Despite some efforts to go about it without explicit canonical approval, our efforts moved from St. Michael’s into the virtual space — Justin had to take a job in Singapore, Grace moved to Barcelona, and I spent a few years in Ukraine.
For the past year since our parish closed, my little family and I have felt adrift. Homeless. Without a parish whose values align with what we tried to build. The closest thing to spiritual home for us now is the Saint Gabriel Institute in Washington, D.C., some 700 miles away — one of the few places where the missionary spirit still bridges cultures, races, and languages with intention and joy. Like at St. Michael’s, people sing with their full heart at the St. Gabriel Institute. Missionary work is holistic. Fr. Iourii Koslovskyy, the director, takes people’s enthusiasm and matches it. Unfortunately, in my experience as an American-born English-speaker, nothing in Chicago systematically or strategically embodies what the St. Mary of Egypt Fellowship stood for. I have to literally travel out of state to get it.
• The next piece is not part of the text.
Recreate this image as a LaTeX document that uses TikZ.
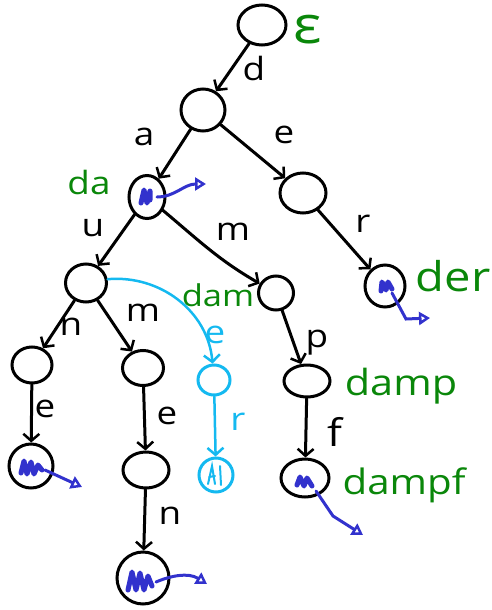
\documentclass[tikz,border=0pt]{standalone}
\usepackage{fontspec}
\setmainfont{Open Sans}[FakeStretch=1.15]
\usetikzlibrary{shapes.geometric,arrows.meta}
\definecolor{wordgreen}{RGB}{10,135,10}
\definecolor{markblue}{RGB}{50,50,205}
\definecolor{newcyan}{RGB}{20,185,240}
\begin{document}
\begin{tikzpicture}[x=1pt,y=-1pt,
  trienode/.style={draw=black,line width=3pt,ellipse,inner sep=0pt},
  newnode/.style={trienode,draw=newcyan},
  edge/.style={draw=black,line width=3pt,line cap=round,-{Straight Barb[length=7pt,width=16pt,line width=2.5pt]}},
  newedge/.style={edge,draw=newcyan},
  letter/.style={font=\fontsize{32}{32}\selectfont,inner sep=0pt},
  newletter/.style={letter,text=newcyan},
  word/.style={text=wordgreen,inner sep=0pt},
  scribble/.style={draw=markblue,line width=5pt,line cap=round,line join=round},
  value/.style={draw=markblue,line width=3pt,line cap=round,-{Triangle[open,length=11pt,width=13pt,line width=2.5pt]}}]
\useasboundingbox (0,0) rectangle (492,610);

% trie nodes
\node[trienode,minimum width=48pt,minimum height=40pt] (root) at (262,25) {};
\node[trienode,minimum width=44pt,minimum height=42pt] (d) at (203,110) {};
\node[trienode,minimum width=36pt,minimum height=43pt] (da) at (147,197) {};
\node[trienode,minimum width=46pt,minimum height=40pt] (de) at (303,193) {};
\node[trienode,minimum width=40pt,minimum height=42pt] (der) at (385,286) {};
\node[trienode,minimum width=41pt,minimum height=38pt] (dau) at (86,283) {};
\node[trienode,minimum width=35pt,minimum height=34pt] (dam) at (276,293) {};
\node[trienode,minimum width=40pt,minimum height=36pt] (daun) at (32,365) {};
\node[trienode,minimum width=41pt,minimum height=35pt] (daum) at (143,368) {};
\node[trienode,minimum width=44pt,minimum height=44pt] (daune) at (31,466) {};
\node[trienode,minimum width=46pt,minimum height=36pt] (daume) at (146,470) {};
\node[trienode,minimum width=52pt,minimum height=52pt] (daumen) at (143,578) {};
\node[trienode,minimum width=46pt,minimum height=32pt] (damp) at (307,381) {};
\node[trienode,minimum width=48pt,minimum height=38pt] (dampf) at (305,478) {};
\node[newnode,minimum width=32pt,minimum height=30pt] (daue) at (214,380) {};
\node[newnode,minimum width=34pt,minimum height=34pt] (dauer) at (216,475) {};

% edges
\draw[edge] (root) -- (d);
\draw[edge] (d) -- (da);
\draw[edge] (d) -- (de);
\draw[edge] (de) -- (der);
\draw[edge] (da) -- (dau);
\draw[edge] (da) to[out=-40,in=150] (dam);
\draw[edge] (dau) -- (daun);
\draw[edge] (dau) -- (daum);
\draw[edge] (daun) -- (daune);
\draw[edge] (daum) -- (daume);
\draw[edge] (daume) -- (daumen);
\draw[edge] (dam) -- (damp);
\draw[edge] (damp) -- (dampf);
\draw[newedge,line width=2.5pt] (dau.10) to[out=5,in=95] (daue);
\draw[newedge,line width=2.5pt] (daue) -- (dauer);

% edge letters
\node[letter] (ld) at (254,69) {d};
\node[letter] (la) at (144,137) {a};
\node[letter] (le) at (284,135) {e};
\node[letter] (lu) at (93,228) {u};
\node[letter] (lm1) at (233,232) {m};
\node[letter] (lr) at (363,224) {r};
\node[letter] (ln1) at (71,327) {n};
\node[letter] (lm2) at (143,313) {m};
\node[letter] (le2) at (45,409) {e};
\node[letter] (le3) at (167,416) {e};
\node[letter] (ln2) at (170,516) {n};
\node[letter] (lp) at (317,343) {p};
\node[letter,font=\fontsize{38}{38}\selectfont] (lf) at (335,432) {f};
\node[newletter] (lce) at (215,335) {e};
\node[newletter] (lcr) at (238,422) {r};

% stored words
\node[word,font=\fontsize{52}{52}\selectfont] (weps) at (308,30) {ε};
\node[word,font=\fontsize{32}{32}\selectfont] (wda) at (89,182) {da};
\node[word,font=\fontsize{30}{30}\selectfont] (wdam) at (218,295) {dam};
\node[word,font=\fontsize{41}{41}\selectfont] (wder) at (453,276) {der};
\node[word,font=\fontsize{36}{36}\selectfont] (wdamp) at (401,386) {damp};
\node[word,font=\fontsize{35}{35}\selectfont] (wdampf) at (404,485) {dampf};

% value marks and their pointers
\draw[scribble] (141,203) -- (144,190) -- (147,203) -- (150,191) -- (150,200);
\draw[value] (157,197) .. controls (175,197) and (184,184) .. (206,184);

\draw[scribble] (381,291) -- (382,282) -- (386,290) -- (388,282) -- (392,289);
\draw[value] (392,293) -- (406,319) -- (430,318);

\draw[scribble] (21,473) -- (24,461) -- (27,474) -- (31,462) -- (34,474) -- (38,465) -- (42,470);
\draw[value] (45,470) -- (82,487);

\draw[scribble] (128,590) -- (132,572) -- (136,590) -- (140,573) -- (144,590) -- (148,576) -- (152,586);
\draw[value] (156,582) .. controls (170,576) and (188,572) .. (207,584);

\draw[scribble] (297,485) -- (300,477) -- (304,486) -- (307,478) -- (312,486);
\draw[value] (316,491) -- (333,516) -- (363,535);

% mark in the newly inserted leaf
\draw[draw=newcyan,line width=2pt,line cap=round] (208,484) -- (212,466) -- (215,484) (209,477) -- (215,476) (220,466) -- (221,485);
\end{tikzpicture}
\end{document}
And yet — a grace remains.

The building will not be left to rot, like so many others in the neighborhood. Beacon Light Ministries, whose own church burned down, purchased St. Michael’s. I am glad — truly glad — that they will inherit this sacred space. I pray that Bishop Jerome Powell tends it more lovingly than our community did. May he pray before Mykhailo Dmytrenko’s monumental Last Supper fresco, and beneath the stained glass depicting Ukraine’s saints and martyrs — windows into a heritage that deserves care.
I look forward to visiting once they’ve moved in.
There is grief in all of this, yes. But there is also clarity. A parish died without a funeral, but its vision — the one born in a desert, carried by St. Mary of Egypt, whispered by the Holy Spirit — is still alive. And it will find a home again.